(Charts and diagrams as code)
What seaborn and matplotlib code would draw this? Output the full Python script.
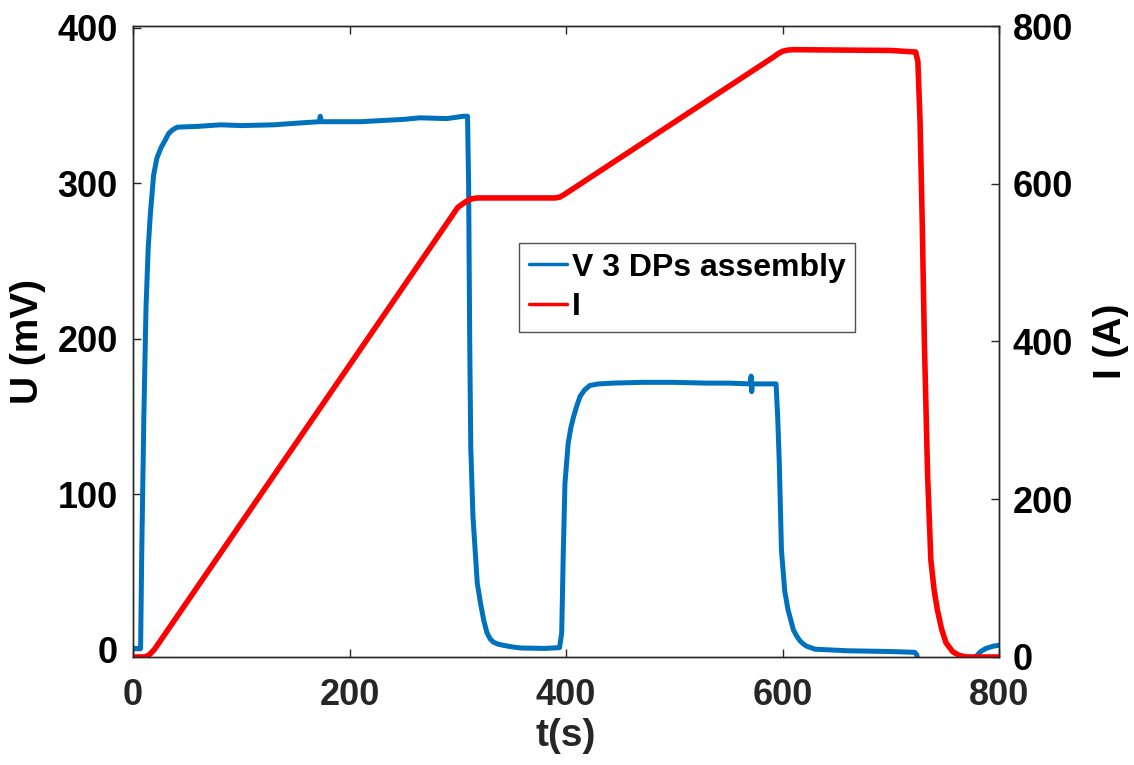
import seaborn as sns
import matplotlib.pyplot as plt
import pandas as pd

# voltage of the 3 DP assembly (t in s, U in mV)
t_v = [0, 5, 7, 8, 10, 12, 14, 16, 19, 22, 26, 30, 33, 37, 41, 60, 81, 100,
       130, 150, 172, 173, 174, 210, 250, 265, 290, 305, 309, 310, 311, 312,
       314, 318, 321, 324, 327, 330, 333, 337, 342, 350, 358, 380, 394, 396,
       397.5, 399, 402, 404.5, 407, 410, 413, 417, 422, 430, 443, 470, 500,
       530, 550, 570, 571, 571.5, 572, 594, 595.5, 597, 599, 602, 605, 610,
       613, 616, 619, 622, 630, 660, 700, 722, 724, 727, 775, 779, 783, 788,
       795, 800]
u_v = [1, 1, 1, 60, 150, 220, 258, 280, 305, 316, 323, 328, 332, 334.5, 336,
       336.5, 337.5, 337, 337.5, 338.5, 339.5, 343, 339.5, 339.5, 341, 342,
       341.5, 343, 343, 300, 200, 130, 86, 43, 30, 19, 11, 7, 5, 3.8, 3, 2,
       1.3, 1, 1.5, 11, 64, 107, 133, 143, 150, 157, 163, 167, 170, 171,
       171.5, 172, 172, 171.5, 171.5, 171, 176, 166, 171, 171, 150, 120, 64,
       38, 26, 13, 9, 6, 4, 2.5, 0.5, -0.5, -1, -1.5, -3, -15, -10, -4, -1,
       1, 2.5, 3]

# magnet current (t in s, I in A)
t_i = [0, 10, 13, 16, 20, 300, 305, 309, 313, 318, 390, 394, 398, 592, 596,
       600, 605, 610, 700, 723, 725, 727, 729, 731, 734, 737, 740, 743, 747,
       751, 757, 763, 770, 800]
i_i = [0, 0, 1, 4, 10, 570, 575, 578.5, 581, 582, 582, 583, 586, 761, 765,
       768, 769.5, 770, 769, 767, 755, 680, 554, 400, 230, 123, 85, 60, 35,
       18, 7, 2, 0, 0]

df_v = pd.DataFrame({'t': t_v, 'U': u_v})
df_i = pd.DataFrame({'t': t_i, 'I': i_i})

sns.set_theme(style='white')
plt.rcParams['font.family'] = ['Liberation Sans', 'DejaVu Sans']
plt.rcParams['font.weight'] = 'bold'
plt.rcParams['axes.labelweight'] = 'bold'
plt.rcParams['text.color'] = 'black'

fig = plt.figure(figsize=(11.34, 7.65), dpi=100)
ax = fig.add_axes([0.1173, 0.1412, 0.7637, 0.8248])
ax2 = ax.twinx()

sns.lineplot(data=df_v, x='t', y='U', ax=ax, color='#0072BD', lw=3.6,
             estimator=None, sort=False, label='V 3 DPs assembly', legend=False)
sns.lineplot(data=df_i, x='t', y='I', ax=ax2, color='#FF0000', lw=4,
             estimator=None, sort=False, label='I', legend=False)

ax.set_xlim(0, 800)
ax.set_ylim(-4.5, 401)
ax2.set_ylim(0, 800)
ax.set_xticks([0, 200, 400, 600, 800])
ax.set_yticks([0, 100, 200, 300, 400])
ax2.set_yticks([0, 200, 400, 600, 800])

for a in (ax, ax2):
    for s in a.spines.values():
        s.set_color('#262626')
        s.set_linewidth(1.0)
ax.tick_params(axis='x', direction='in', length=6, width=1, pad=15,
               labelsize=26, colors='#262626', labelcolor='#262626', top=True, bottom=True)
ax.tick_params(axis='y', direction='in', length=6, width=1, pad=11,
               labelsize=26, left=True, right=False, labelcolor='black')
ax2.tick_params(axis='y', direction='in', length=6, width=1, pad=10,
                labelsize=26, right=True, labelcolor='black')
for lab in ax.get_xticklabels() + ax.get_yticklabels() + ax2.get_yticklabels():
    lab.set_fontweight('bold')

ax.set_xlabel('t(s)', fontsize=28, fontweight='bold', color='#262626', labelpad=4)
ax.set_ylabel('U (mV)', fontsize=28, fontweight='bold', color='black', labelpad=8)
ax2.set_ylabel('I (A)', fontsize=28, fontweight='bold', color='black', labelpad=14)

h1, l1 = ax.get_legend_handles_labels()
h2, l2 = ax2.get_legend_handles_labels()
leg = ax2.legend(h1 + h2, l1 + l2, loc='upper left', bbox_to_anchor=(0.446, 0.656),
                 borderaxespad=0, frameon=True, fancybox=False,
                 edgecolor='#262626', handlelength=1.2, handletextpad=0.15,
                 labelspacing=0.3, borderpad=0.3, prop={'weight': 'bold', 'size': 23})
leg.get_frame().set_linewidth(1.0)
for line in leg.get_lines():
    line.set_linewidth(2.5)
for txt in leg.get_texts():
    txt.set_color('black')

fig.savefig('out.png', dpi=100)
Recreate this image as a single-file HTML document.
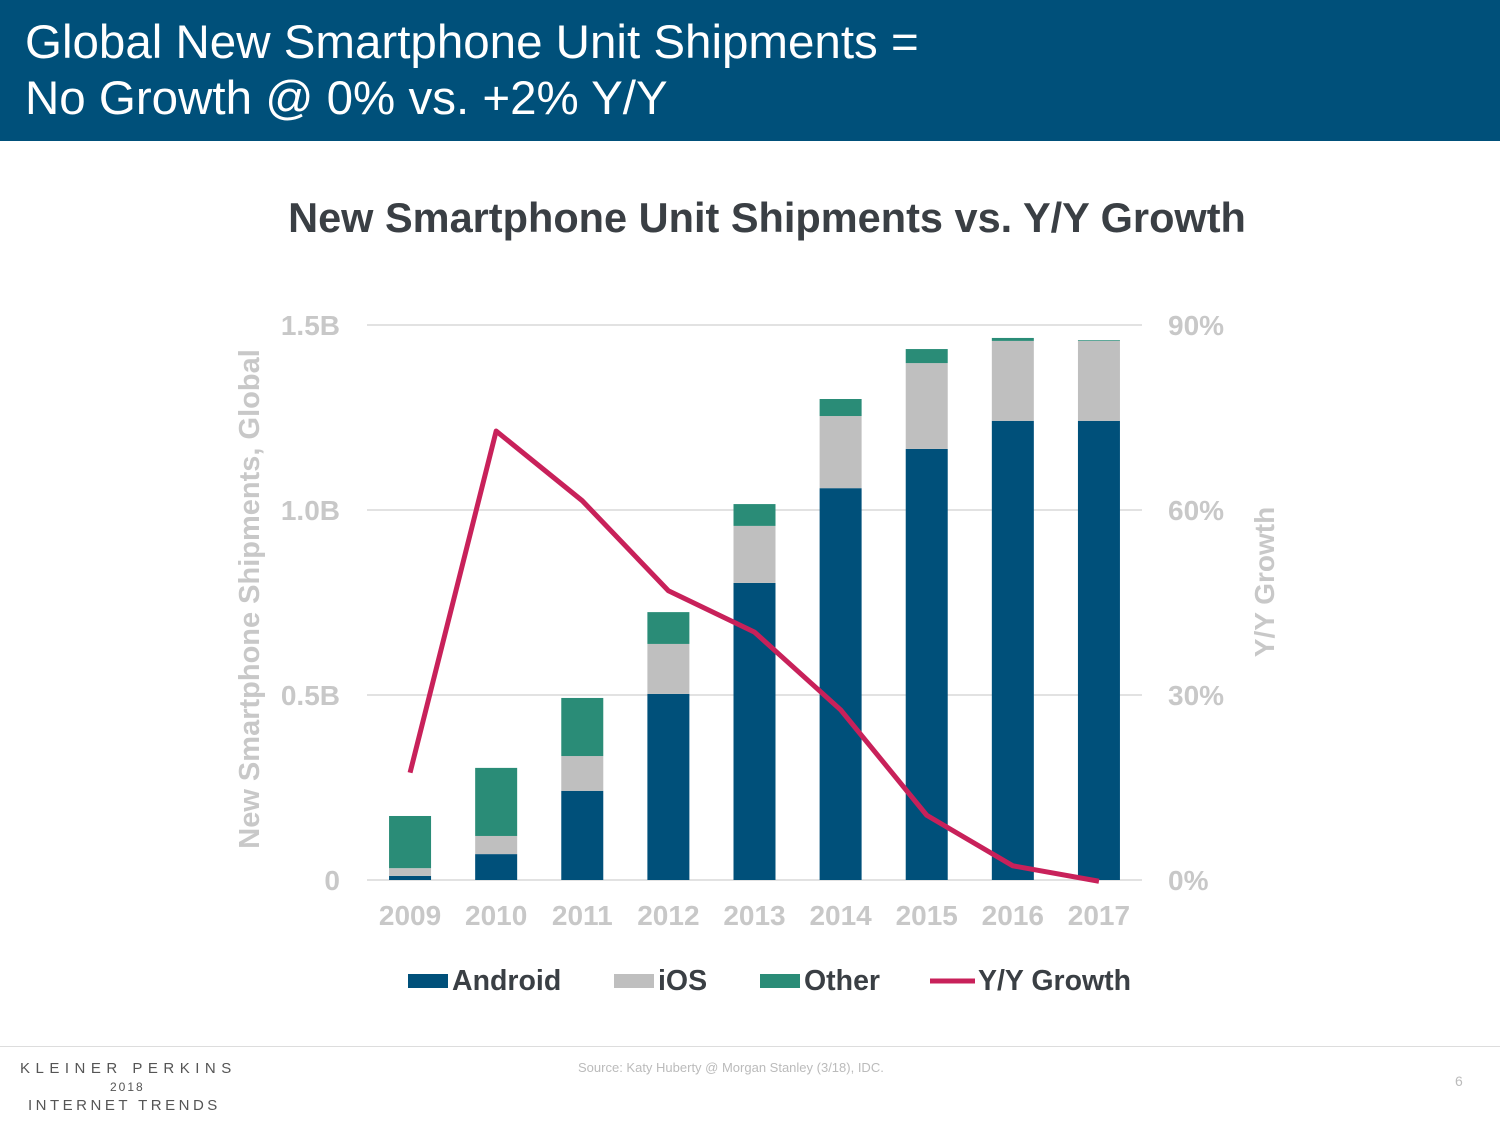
<!DOCTYPE html>
<html><head><meta charset="utf-8">
<style>
body{margin:0;width:1500px;height:1125px;background:#fff;font-family:"Liberation Sans",Arial,sans-serif;position:relative;overflow:hidden}
#hdr{position:absolute;left:0;top:0;width:1500px;height:141px;background:#00507a;color:#fff}
#hdr div{position:absolute;left:25px;top:15px;font-size:47.5px;line-height:56px}
#foot{position:absolute;left:0;top:1046px;width:1500px;border-top:1px solid #ddd}
</style></head><body>
<div id="hdr"><div>Global New Smartphone Unit Shipments =<br>No Growth @ 0% vs. +2% Y/Y</div></div>
<svg id="chart" width="1500" height="1125" style="position:absolute;left:0;top:0">
<text x="767" y="232" text-anchor="middle" font-size="41.5" font-weight="bold" fill="#3a3f44">New Smartphone Unit Shipments vs. Y/Y Growth</text>
<g id="grid"></g><g id="bars"></g><g id="line"></g><g id="axes"></g>
<text transform="translate(259,599) rotate(-90)" text-anchor="middle" font-size="29" font-weight="bold" fill="#c8c8c8">New Smartphone Shipments, Global</text>
<text transform="translate(1274,582) rotate(-90)" text-anchor="middle" font-size="28" font-weight="bold" fill="#c8c8c8">Y/Y Growth</text>
<g font-size="28.5" font-weight="bold" fill="#3a3f44">
<rect x="408" y="974" width="40" height="14" fill="#00507a"/><text x="452" y="990">Android</text>
<rect x="614" y="974" width="40" height="14" fill="#bfbfbf"/><text x="658" y="990">iOS</text>
<rect x="760" y="974" width="40" height="14" fill="#2a8c77"/><text x="804" y="990">Other</text>
<line x1="930" y1="981" x2="975" y2="981" stroke="#c8215a" stroke-width="5"/><text x="978" y="990">Y/Y Growth</text>
</g>
</svg>
<div id="foot"></div>
<div style="position:absolute;left:20px;top:1060px;font-size:15px;letter-spacing:5.5px;color:#555">KLEINER PERKINS</div>
<div style="position:absolute;left:110px;top:1080px;font-size:12px;letter-spacing:2px;color:#555">2018</div>
<div style="position:absolute;left:28px;top:1097px;font-size:15px;letter-spacing:3.5px;color:#555">INTERNET TRENDS</div>
<div style="position:absolute;left:578px;top:1060px;font-size:13px;color:#bbb">Source: Katy Huberty @ Morgan Stanley (3/18), IDC.</div>
<div style="position:absolute;left:1455px;top:1073px;font-size:14px;color:#bbb">6</div>
<script>
const years=["2009","2010","2011","2012","2013","2014","2015","2016","2017"];
const android=[0.011,0.070,0.241,0.503,0.803,1.059,1.165,1.241,1.241];
const ios=[0.021,0.049,0.094,0.135,0.154,0.195,0.232,0.216,0.216];
const other=[0.141,0.184,0.157,0.086,0.059,0.046,0.038,0.008,0.002];
const growth=[17.4,72.8,61.5,46.9,40.2,27.6,10.5,2.3,-0.2];
const leftTicks=[0,0.5,1.0,1.5];
const leftLabels=["0","0.5B","1.0B","1.5B"];
const rightTicks=[0,30,60,90];
const rightLabels=["0%","30%","60%","90%"];
const NS="http://www.w3.org/2000/svg";
const x0=367,x1=1142,y0=880,yTop=325;
const yL=v=>y0-(v/1.5)*(y0-yTop);
const yR=v=>y0-(v/90)*(y0-yTop);
const step=(x1-x0)/years.length;
const xC=i=>x0+step*(i+0.5);
function mk(t,a,p){const e=document.createElementNS(NS,t);for(const k in a)e.setAttribute(k,a[k]);document.getElementById(p).appendChild(e);return e;}
leftTicks.forEach((v,i)=>{
 const l=mk("line",{x1:x0,x2:x1,y1:yL(v),y2:yL(v),stroke:"#d9d9d9","stroke-width":1.5},"grid");
 
 
 const t=mk("text",{x:340,y:yL(v)+10,"text-anchor":"end","font-size":28,"font-weight":"bold",fill:"#c8c8c8"},"axes");t.textContent=leftLabels[i];
 
 
});
rightTicks.forEach((v,i)=>{
 const t=mk("text",{x:1168,y:yR(v)+10,"font-size":28,"font-weight":"bold",fill:"#c8c8c8"},"axes");t.textContent=rightLabels[i];
 
 
});
const bw=42;
years.forEach((yr,i)=>{
 let base=0;
 [[android,"#00507a","android"],[ios,"#bfbfbf","ios"],[other,"#2a8c77","other"]].forEach(([arr,c,n])=>{
  const top=base+arr[i];
  const r=mk("rect",{x:xC(i)-bw/2,y:yL(top),width:bw,height:yL(base)-yL(top),fill:c},"bars");
  
  
  base=top;
 });
 const t=mk("text",{x:xC(i),y:925,"text-anchor":"middle","font-size":28,"font-weight":"bold",fill:"#c8c8c8"},"axes");t.textContent=yr;
 
 
});
const p=mk("polyline",{points:growth.map((g,i)=>xC(i)+","+yR(g)).join(" "),fill:"none",stroke:"#c8215a","stroke-width":5,"stroke-linejoin":"round"},"line");


</script>
</body></html>
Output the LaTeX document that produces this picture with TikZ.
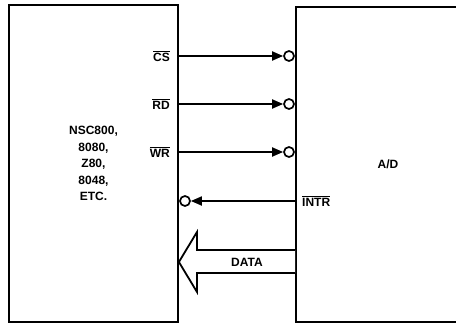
\documentclass[tikz,border=0pt]{standalone}
\usepackage{fontspec}
\setmainfont{Liberation Sans}
\usetikzlibrary{arrows.meta, positioning, calc}
\newcommand{\sigbar}[1]{$\overline{\hbox{#1}}$}
\tikzset{
    x=1pt, y=-1pt,
    box/.style={ % the two chips
        draw,
        line width=1.8pt,
        font=\bfseries\fontsize{12}{16.5}\selectfont,
        align=center
    },
    pin/.style={ % inverting bubble at a pin
        circle, draw, line width=1.7pt,
        fill=white, inner sep=0pt, minimum size=10pt
    },
    sig/.style={ % signal line
        line width=1.8pt,
        -{Triangle[length=11pt, width=9pt]}
    },
    lbl/.style={
        inner sep=1pt,
        font=\bfseries\fontsize{12}{14}\selectfont
    }
}
\begin{document}
\begin{tikzpicture}
    \useasboundingbox (0,0) rectangle (456,324);
    \node[box, minimum width=169pt, minimum height=317pt]   (cpu) at (93.5,163.5)
        {NSC800,\\8080,\\Z80,\\8048,\\ETC.};
    \node[box, minimum width=184pt, minimum height=315pt]   (adc) at (388,164.5) {A/D};
    % bubbles on the pins
    \node[pin] (cs)   at (289,56)  {};
    \node[pin] (rd)   at (289,104) {};
    \node[pin] (wr)   at (289,152) {};
    \node[pin] (intr) at (185,201) {};
    % signal names
    \node[lbl, anchor=east] (cslbl)   at (171,56)  {\sigbar{CS}};
    \node[lbl, anchor=east] (rdlbl)   at (171,104) {\sigbar{RD}};
    \node[lbl, anchor=east] (wrlbl)   at (171,152) {\sigbar{WR}};
    \node[lbl, anchor=west] (intrlbl) at (301,201) {\sigbar{INTR}};
    \draw[sig]  (cpu.east |- cs) -- (cs.west);
    \draw[sig]  (cpu.east |- rd) -- (rd.west);
    \draw[sig]  (cpu.east |- wr) -- (wr.west);
    \draw[sig]  (adc.west |- intr) -- (intr.east);
    % data bus
    \coordinate (dtip) at (cpu.east |- 0,262);
    \draw[line width=1.8pt, fill=white]
        (adc.west |- 0,250) -- (197,250) -- (197,232) -- (dtip)
        -- (197,292) -- (197,273) -- (adc.west |- 0,273);
    \node[lbl] (data) at (247,262) {DATA};
\end{tikzpicture}
\end{document}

WRITTEN REQUEST: From the listing above, pick out each line where the word "script" appears.

FULL ANSWER:
What seaborn and matplotlib code would draw this? Output the full Python script.
<script>
</script>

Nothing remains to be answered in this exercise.